Dans ce roman, on a :
_ un petit malfrat
_ un poète et écrivain
_ un clochard
_ le majordome d'une richissime famille new-yorkaise
_ un journaliste très rock'n roll
_ un homme politique un peu fasciste
_ un prisonnier
_ un soldat engagé auprès des Serbes lors de la guerre civile yougoslave
_ un compagnon de Gary Kasparov
Et tout cela, c'est le même personnage !
Emmanuel Carrère nous dresse donc le portrait d'Edouard Savenko, dit Limonov. Et, ce faisant, il nous montre la vie hors norme d'un des derniers aventuriers du temps présent. Un personnage présenté dans toute sa complexité, et dont Carrère ne cache pas les défaut. En particulier dans ses relations dangereuses avec des fascistes, des criminels de guerre et autres assassins de tout poil. Mais qu'importe, l'intérêt du portrait réside là aussi, dans ces ambiguïtés, dans ces contradictions.
Limonov est attiré par un but : être célèbre. Pas forcément riche, non, mais reconnu.
Limonov est aussi attiré par certains personnages, les jusqu'au-boutistes, ceux qui sont engagés en fond dans ce qu'ils font, même si c'est le mauvais chemin. Les exclus aussi, les victimes d'un système qui se dit démocratique. Ceux qui n'ont pas voulu plier et sont punis pour cela. Ceux qui n'ont pas voulu écraser les autres. Etc.
Rien que pour cela, ce roman est à lire. Pour ce portrait, pour ce personnage charismatique, parfois ridicule, parfois détestable. Cet aventurier moderne au parcours unique.
Si le roman s'était limité à cela, il aurait déjà été bon. Mais Limonov, c'est bien plus que cela.
C'est (bien entendu, devrais-je dire) un roman sur la Russie. Et Emmanuel Carrère se révèle être un grand connaisseur du pays (ce qui est le minimum que l'on puisse attendre de la part du fils de la grande Hélène Carrère d'Encausse).
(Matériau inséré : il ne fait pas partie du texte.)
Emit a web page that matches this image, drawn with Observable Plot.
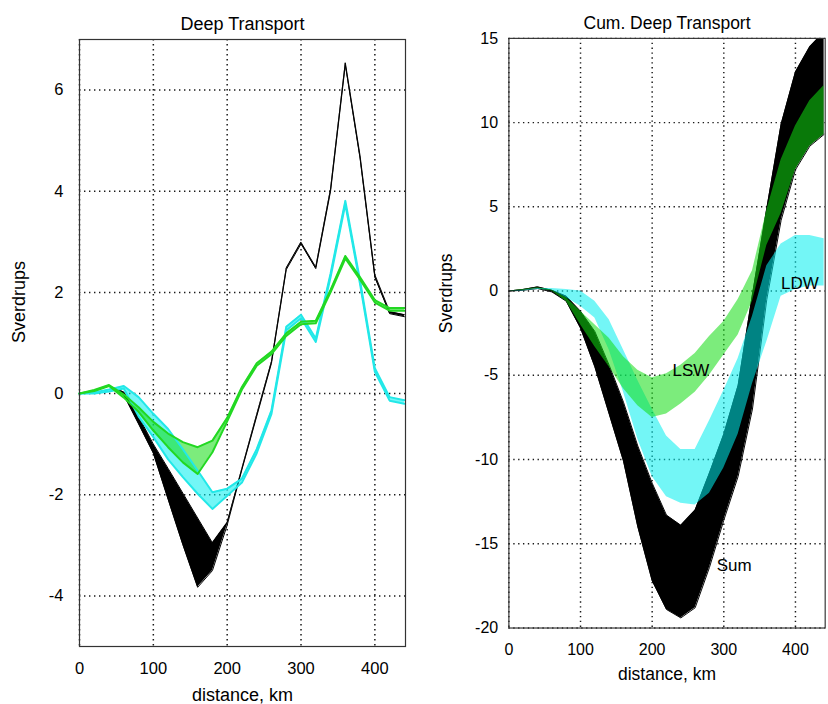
<!DOCTYPE html>
<html><head><meta charset="utf-8">
<script src="https://cdn.jsdelivr.net/npm/d3@7"></script>
<script src="https://cdn.jsdelivr.net/npm/@observablehq/plot@0.6"></script>
<style>
html,body{margin:0;padding:0;background:#fff;overflow:hidden;}
#wrap{position:relative;width:828px;height:704px;overflow:hidden;background:#fff;}
#left,#right{position:absolute;top:0;}
#left{left:0;} #right{left:420px;}
</style></head><body><div id="wrap"><div id="left"></div><div id="right"></div></div>
<script>
// distance (km)
const km = [0,20,40,60,80,100,120,140,160,180,200,220,240,260,280,300,320,340,360,380,400,420,440];

// Deep Transport (Sv) – band bounds
const deepSumHi = [0,0.05,0.15,0.03,-0.45,-1.0,-1.48,-1.97,-2.46,-2.95,-2.55,-1.48,-0.42,0.63,2.48,2.99,2.5,4.04,6.54,4.7,2.35,1.62,1.56];
const deepSumLo = [0,0.05,0.15,-0.03,-0.6,-1.18,-2.09,-2.99,-3.83,-3.5,-2.6,-1.5,-0.45,0.6,2.45,2.96,2.47,4.0,6.5,4.65,2.3,1.58,1.52];
const deepLdwHi = [0,0.02,0.08,0.15,-0.07,-0.4,-0.7,-1.1,-1.52,-1.95,-1.88,-1.68,-1.1,-0.33,1.32,1.56,1.09,2.37,3.81,2.23,0.5,-0.07,-0.13];
const deepLdwLo = [0,0,0.04,0.1,-0.45,-0.86,-1.3,-1.65,-1.98,-2.28,-2.02,-1.76,-1.18,-0.4,1.25,1.49,1.02,2.3,3.74,2.16,0.43,-0.14,-0.2];
const deepLswHi = [0,0.07,0.17,-0.02,-0.27,-0.56,-0.79,-0.96,-1.06,-0.93,-0.48,0.13,0.6,0.83,1.19,1.42,1.44,2.05,2.72,2.3,1.85,1.69,1.69];
const deepLswLo = [0,0.05,0.15,-0.08,-0.36,-0.73,-1.06,-1.36,-1.59,-1.16,-0.55,0.08,0.55,0.78,1.14,1.37,1.39,2.0,2.67,2.25,1.8,1.64,1.64];

// Cumulative Deep Transport (Sv) – band bounds
const cumSumHi = [0,0.1,0.25,0.05,-0.3,-1.2,-2.4,-4.4,-6.6,-9.2,-11.4,-13.3,-13.9,-13.0,-10.8,-8.5,-5.6,-0.2,4.9,9.9,13.0,14.5,15.4];
const cumSumLo = [0,0.05,0.15,-0.05,-0.6,-2.2,-4.5,-7.3,-10.1,-14.0,-17.2,-18.9,-19.4,-18.8,-16.4,-13.6,-11.0,-7.0,-0.5,4.2,7.2,8.6,9.3];
const cumLswHi = [0,0.1,0.2,0.05,-0.4,-1.2,-2.0,-2.8,-3.9,-4.7,-5.15,-4.9,-4.4,-3.7,-2.7,-1.8,-0.5,1.2,4.8,7.8,9.8,11.3,12.2];
const cumLswLo = [0,0.05,0.15,0.0,-0.6,-2.0,-3.3,-4.5,-5.8,-6.8,-7.5,-7.3,-6.7,-6.0,-5.0,-3.8,-2.6,-0.6,2.7,4.6,7.2,8.6,9.3];
const cumLdwHi = [0,0.05,0.15,0.15,0.1,0.0,-0.6,-1.7,-3.5,-5.3,-7.0,-8.6,-9.4,-9.4,-7.7,-5.9,-4.0,-1.5,1.5,2.8,3.3,3.3,3.1];
const cumLdwLo = [0,0,0.1,0.05,-0.4,-0.9,-1.6,-3.5,-6.0,-8.8,-11.0,-12.2,-12.6,-12.7,-12.0,-10.5,-8.5,-5.5,-3.0,-0.3,0.1,0.3,0.3];

// axes
const xTicks = [0,100,200,300,400];
const deepYTicks = [-4,-2,0,2,4,6];
const cumYTicks = [-20,-15,-10,-5,0,5,10,15];
const titles = ["Deep Transport","Cum. Deep Transport"];
const xLabel = "distance, km";
const yLabel = "Sverdrups";

// series labels on the cumulative panel
const seriesLabels = ["LSW","LDW","Sum"];
const labelKm = [254,380,290];
const labelSv = [-4.7,0.45,-16.3];

const FONT = "'Liberation Sans', Arial, Helvetica, sans-serif";
const rows = (lo, hi) => km.map((x, i) => ({x, lo: lo[i], hi: hi[i]}));
const fmt = d => String(d);

function panel(o) {
  const marks = [
    Plot.gridX(xTicks, {stroke: "#000", strokeOpacity: 0.9, strokeWidth: 1.5, strokeDasharray: "1.4,3.6"}),
    Plot.gridY(o.yTicks, {stroke: "#000", strokeOpacity: 0.9, strokeWidth: 1.5, strokeDasharray: "1.4,3.6"}),
    Plot.areaY(rows(o.sumLo, o.sumHi), {x: "x", y1: "lo", y2: "hi", fill: "#000", clip: true}),
    Plot.lineY(rows(o.sumLo, o.sumHi), {x: "x", y: "hi", stroke: "#000", strokeWidth: 1, clip: true}),
    Plot.lineY(rows(o.sumLo, o.sumHi), {x: "x", y: "lo", stroke: "#000", strokeWidth: 1, clip: true}),
    Plot.areaY(rows(o.ldwLo, o.ldwHi), {x: "x", y1: "lo", y2: "hi", fill: "#00eeee", fillOpacity: 0.55, clip: true}),
    Plot.areaY(rows(o.lswLo, o.lswHi), {x: "x", y1: "lo", y2: "hi", fill: "#11dd11", fillOpacity: 0.55, clip: true})
  ];
  if (o.edges) {
    marks.push(
      Plot.lineY(rows(o.ldwLo, o.ldwHi), {x: "x", y: "hi", stroke: "#22e8e8", strokeWidth: 2}),
      Plot.lineY(rows(o.ldwLo, o.ldwHi), {x: "x", y: "lo", stroke: "#22e8e8", strokeWidth: 2}),
      Plot.lineY(rows(o.lswLo, o.lswHi), {x: "x", y: "hi", stroke: "#22d822", strokeWidth: 2}),
      Plot.lineY(rows(o.lswLo, o.lswHi), {x: "x", y: "lo", stroke: "#22d822", strokeWidth: 2})
    );
  }
  marks.push(
    Plot.frame({stroke: "#333", strokeWidth: 1.2}),
    Plot.axisX(xTicks, {tickSize: 0, tickPadding: 16, fontSize: 16.5, label: null, tickFormat: fmt}),
    Plot.axisY(o.yTicks, {tickSize: 0, tickPadding: o.tickPad, fontSize: 16.5, label: null, tickFormat: fmt}),
    Plot.text([o.title], {frameAnchor: "top", dy: -22, fontSize: 18}),
    Plot.text([xLabel], {frameAnchor: "bottom", dy: 54, fontSize: 18}),
    Plot.text([yLabel], {frameAnchor: "left", dx: o.yLabDx, rotate: -90, fontSize: 18})
  );
  if (o.labels) {
    const ann = seriesLabels.map((t, i) => ({t, x: labelKm[i], y: labelSv[i]}));
    marks.push(
      Plot.text(ann.filter(d => d.t === "LSW"), {x: "x", y: "y", text: "t", fontSize: 17.5, textAnchor: "middle"}),
      Plot.text(ann.filter(d => d.t !== "LSW"), {x: "x", y: "y", text: "t", fontSize: 17.5, textAnchor: "start"})
    );
  }
  return Plot.plot({
    width: 420, height: 704,
    marginLeft: o.ml, marginRight: o.mr, marginTop: 39, marginBottom: 58,
    style: {fontFamily: FONT, fontSize: "16px", color: "#000", background: "transparent", overflow: "visible"},
    x: {domain: [0, 441.5]},
    y: {domain: o.yDomain},
    marks
  });
}

document.getElementById("left").append(panel({
  ml: 79, mr: 15, yDomain: [-5, 7], yTicks: deepYTicks, tickPad: 16, yLabDx: -60,
  title: titles[0], edges: true, labels: false,
  sumLo: deepSumLo, sumHi: deepSumHi, ldwLo: deepLdwLo, ldwHi: deepLdwHi, lswLo: deepLswLo, lswHi: deepLswHi
}));
document.getElementById("right").append(panel({
  ml: 91, mr: 3.4, yDomain: [-20, 15], yTicks: cumYTicks, tickPad: 11, yLabDx: -64,
  title: titles[1], edges: false, labels: true,
  sumLo: cumSumLo, sumHi: cumSumHi, ldwLo: cumLdwLo, ldwHi: cumLdwHi, lswLo: cumLswLo, lswHi: cumLswHi
}));
</script></body></html>
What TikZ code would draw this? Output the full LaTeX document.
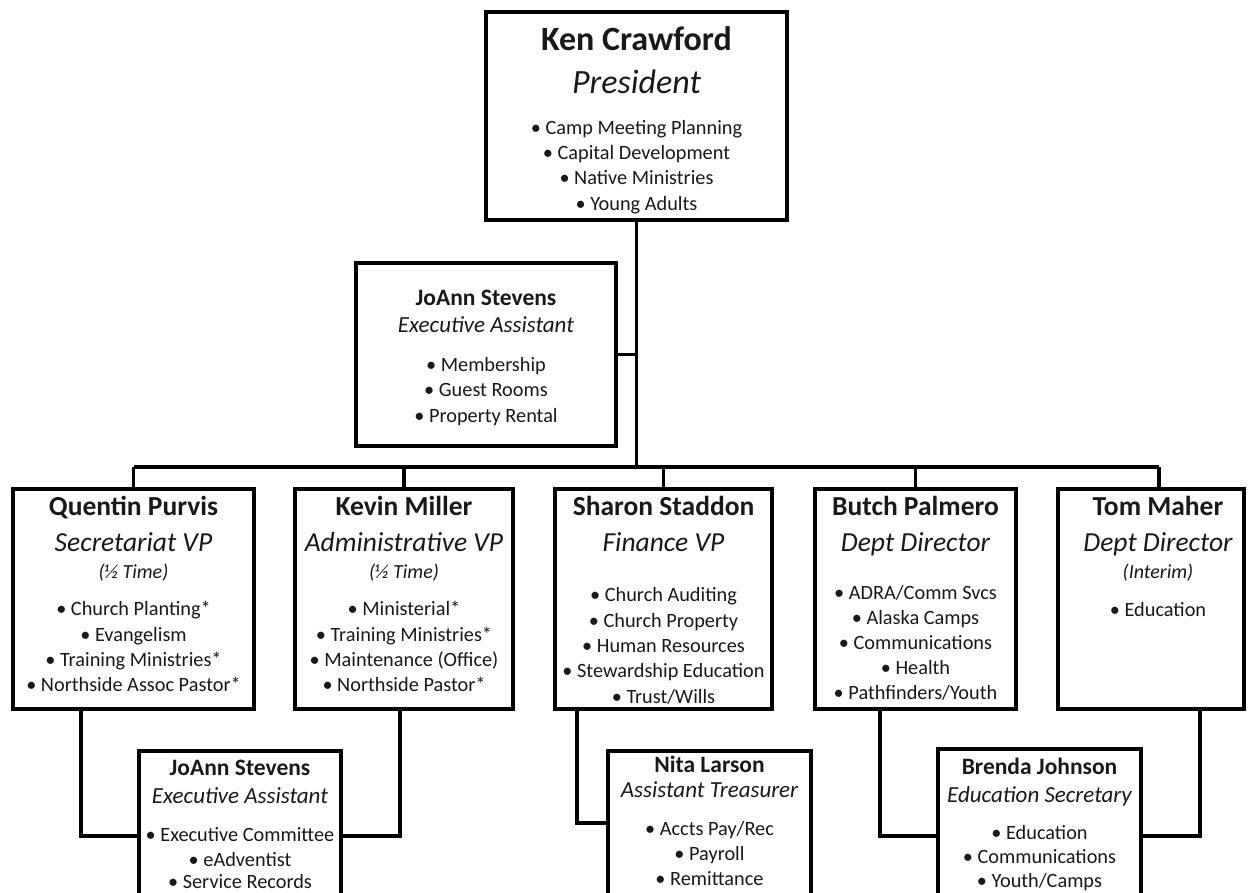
\documentclass[tikz,border=0pt]{standalone}
\usepackage{fontspec}
\setmainfont{Carlito}
\usetikzlibrary{calc}
\newcommand\fs[1]{\fontsize{#1}{#1}\selectfont}
\newcommand\tl[5]{\node[#4] (#1) at (#2,#3) {#5};}
\begin{document}
\begin{tikzpicture}[x=1pt,y=-1pt,
  card/.style={draw=black,line width=3.2pt,fill=white,inner sep=0pt,outer sep=0pt},
  conn/.style={draw=black,line width=3.2pt},
  txt/.style={inner sep=0pt,anchor=base,text=black!90},
  bignm/.style={txt,font=\fs{34}\bfseries},
  bigrl/.style={txt,font=\fs{34}\itshape},
  mnm/.style={txt,font=\fs{27.5}\bfseries},
  mrl/.style={txt,font=\fs{27.5}\itshape},
  snm/.style={txt,font=\fs{23.5}\bfseries},
  srl/.style={txt,font=\fs{23}\itshape},
  half/.style={txt,font=\fs{20}\itshape},
  bul/.style={txt,font=\fs{20.3}}]
\useasboundingbox (0,0) rectangle (1251,893);
\clip (0,0) rectangle (1251,893);
\fill[white] (0,0) rectangle (1251,893);

% boxes
\node[card,minimum width=301pt,minimum height=208pt] (pres) at (636.5,116) {};
\node[card,minimum width=260pt,minimum height=183pt] (ea1) at (486,354.5) {};
\node[card,minimum width=241pt,minimum height=220pt] (qp) at (133.5,599) {};
\node[card,minimum width=218pt,minimum height=220pt] (km) at (404,599) {};
\node[card,minimum width=217pt,minimum height=220pt] (ss) at (663.5,599) {};
\node[card,minimum width=201pt,minimum height=220pt] (bp) at (915.5,599) {};
\node[card,minimum width=186pt,minimum height=220pt] (tm) at (1151,599) {};
\node[card,minimum width=202pt,minimum height=159pt] (ea2) at (240,830.5) {};
\node[card,minimum width=203pt,minimum height=159pt] (nl) at (709.5,830.5) {};
\node[card,minimum width=203pt,minimum height=161pt] (bj) at (1039.5,829.5) {};

% connectors
\coordinate (bus) at (0,467);
\coordinate (tmtop) at (1159,489);
\coordinate (qpd) at (81,709);
\coordinate (kmd) at (400,709);
\coordinate (ssd) at (577,709);
\coordinate (bpd) at (880,709);
\coordinate (tmd) at (1200,709);
\draw[conn] (pres.south) -- (pres.south |- bus);
\draw[conn] (ea1.east) -- (ea1.east -| pres.south);
\draw[conn] (qp.north |- bus) -- (tmtop |- bus);
\foreach \b in {qp,km,ss,bp} \draw[conn] (\b.north) -- (\b.north |- bus);
\draw[conn] (tmtop) -- (tmtop |- bus);
\draw[conn] (qpd) |- ([yshift=-5.5pt]ea2.west);
\draw[conn] (kmd) |- ([yshift=-5.5pt]ea2.east);
\draw[conn] (ssd) |- ([yshift=7.5pt]nl.west);
\draw[conn] (bpd) |- ([yshift=-6.5pt]bj.west);
\draw[conn] (tmd) |- ([yshift=-6.5pt]bj.east);

% President
\tl{p1}{636.5}{51}{bignm}{Ken Crawford}
\tl{p2}{636.5}{94}{bigrl}{President}
\tl{p3}{636.5}{134.5}{bul}{• Camp Meeting Planning}
\tl{p4}{636.5}{159.5}{bul}{• Capital Development}
\tl{p5}{636.5}{185}{bul}{• Native Ministries}
\tl{p6}{636.5}{210.5}{bul}{• Young Adults}

% JoAnn (top)
\tl{a1}{486}{305.5}{snm}{JoAnn Stevens}
\tl{a2}{486}{333}{srl}{Executive Assistant}
\tl{a3}{486}{371.5}{bul}{• Membership}
\tl{a4}{486}{396.5}{bul}{• Guest Rooms}
\tl{a5}{486}{422}{bul}{• Property Rental}

% Quentin
\tl{q1}{133.5}{515}{mnm}{Quentin Purvis}
\tl{q2}{133.5}{551}{mrl}{Secretariat VP}
\tl{q3}{133.5}{578.5}{half}{(½ Time)}
\tl{q4}{133.5}{615.5}{bul}{• Church Planting*}
\tl{q5}{133.5}{641.5}{bul}{• Evangelism}
\tl{q6}{133.5}{666.5}{bul}{• Training Ministries*}
\tl{q7}{133.5}{691.5}{bul}{• Northside Assoc Pastor*}

% Kevin
\tl{k1}{404}{515}{mnm}{Kevin Miller}
\tl{k2}{404}{551}{mrl}{Administrative VP}
\tl{k3}{404}{578.5}{half}{(½ Time)}
\tl{k4}{404}{615.5}{bul}{• Ministerial*}
\tl{k5}{404}{641.5}{bul}{• Training Ministries*}
\tl{k6}{404}{666.5}{bul}{• Maintenance (Office)}
\tl{k7}{404}{691.5}{bul}{• Northside Pastor*}

% Sharon
\tl{s1}{663.5}{515}{mnm}{Sharon Staddon}
\tl{s2}{663.5}{551}{mrl}{Finance VP}
\tl{s3}{663.5}{601.5}{bul}{• Church Auditing}
\tl{s4}{663.5}{627.5}{bul}{• Church Property}
\tl{s5}{663.5}{652.5}{bul}{• Human Resources}
\tl{s6}{663.5}{677.5}{bul}{• Stewardship Education}
\tl{s7}{663.5}{703}{bul}{• Trust/Wills}

% Butch
\tl{b1}{915.5}{515}{mnm}{Butch Palmero}
\tl{b2}{915.5}{551}{mrl}{Dept Director}
\tl{b3}{915.5}{599.5}{bul}{• ADRA/Comm Svcs}
\tl{b4}{915.5}{624.5}{bul}{• Alaska Camps}
\tl{b5}{915.5}{649.5}{bul}{• Communications}
\tl{b6}{915.5}{674.5}{bul}{• Health}
\tl{b7}{915.5}{699.5}{bul}{• Pathfinders/Youth}

% Tom
\tl{t1}{1158}{515}{mnm}{Tom Maher}
\tl{t2}{1158}{551}{mrl}{Dept Director}
\tl{t3}{1158}{578.5}{half}{(Interim)}
\tl{t4}{1158}{616.5}{bul}{• Education}

% JoAnn (bottom)
\tl{e1}{240}{775}{snm}{JoAnn Stevens}
\tl{e2}{240}{803.5}{srl}{Executive Assistant}
\tl{e3}{240}{841.5}{bul}{• Executive Committee}
\tl{e4}{240}{866}{bul}{• eAdventist}
\tl{e5}{240}{888.5}{bul}{• Service Records}

% Nita
\tl{n1}{709.5}{772.5}{snm}{Nita Larson}
\tl{n2}{709.5}{797.5}{srl}{Assistant Treasurer}
\tl{n3}{709.5}{835.5}{bul}{• Accts Pay/Rec}
\tl{n4}{709.5}{860.5}{bul}{• Payroll}
\tl{n5}{709.5}{885.5}{bul}{• Remittance}

% Brenda
\tl{j1}{1039.5}{774.5}{snm}{Brenda Johnson}
\tl{j2}{1039.5}{802.5}{srl}{Education Secretary}
\tl{j3}{1039.5}{839}{bul}{• Education}
\tl{j4}{1039.5}{863.5}{bul}{• Communications}
\tl{j5}{1039.5}{887.5}{bul}{• Youth/Camps}
\end{tikzpicture}
\end{document}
Ses explications sur l'évolution de la Russie, depuis l'URSS stalinienne de 1943 (année de naissance de Limonov) jusqu'à Poutine sont à la fois essentielles pour que le lecteur prenne toute la mesure des enjeux du personnage, et remarquables de clarté, de lucidité et de cette petite dose de cynisme.
Il faut lire le portrait de Gorbatchev, qui ruine définitivement le mythe construit autour d'un personnage qui n'a jamais voulu l'effondrement de l'URSS ni l'ouverture mais a seulement été trop faible pour l'empêcher. Il faut lire cette scène ahurissante où Eltsine oblige Gorby à signer le décret qui dissout le parti unique. Et l'arrivée au pouvoir des oligarques, etc.
Le protrait de la Russie n'est pas que politique. Il est aussi moral, social, culturel. Soljenitsyne, Brodsky, Mikhalkov, Noureev, le petit peuple russe confit dans la vodka, la société figée... Tout y passe, avec une bienfaisante liberté de ton.
Mais est-on sûr que ce roman ne traite que de la Russie ? Bien sûr que non, car à travers le parcours de Limonov, c'est aussi notre monde occidental qui est visé, avec son matérialisme et ses valeurs "démocratiques" qui ne sont que des masques à de nouvelles formes de dictatures, celles de l'argent, des marchés, des riches.
Du coup, Carrère pose la question de la morale. La morale est-elle flexible ? Peut-elle varier d'un pays à l'autre, d'une époque à l'autre ? De fait, de quel droit pouvons-nous nous permettre de juger quelqu'un comme Limonov ?
Limonov est donc un livre formidable, passionnant, dense, profond. L'écriture très agréable de Carrère fait plus penser à une conversation entre amis qu'à une biographie lourde. Mais ne nous y trompons pas, on en sort perturbé, questionné, déstabilisé.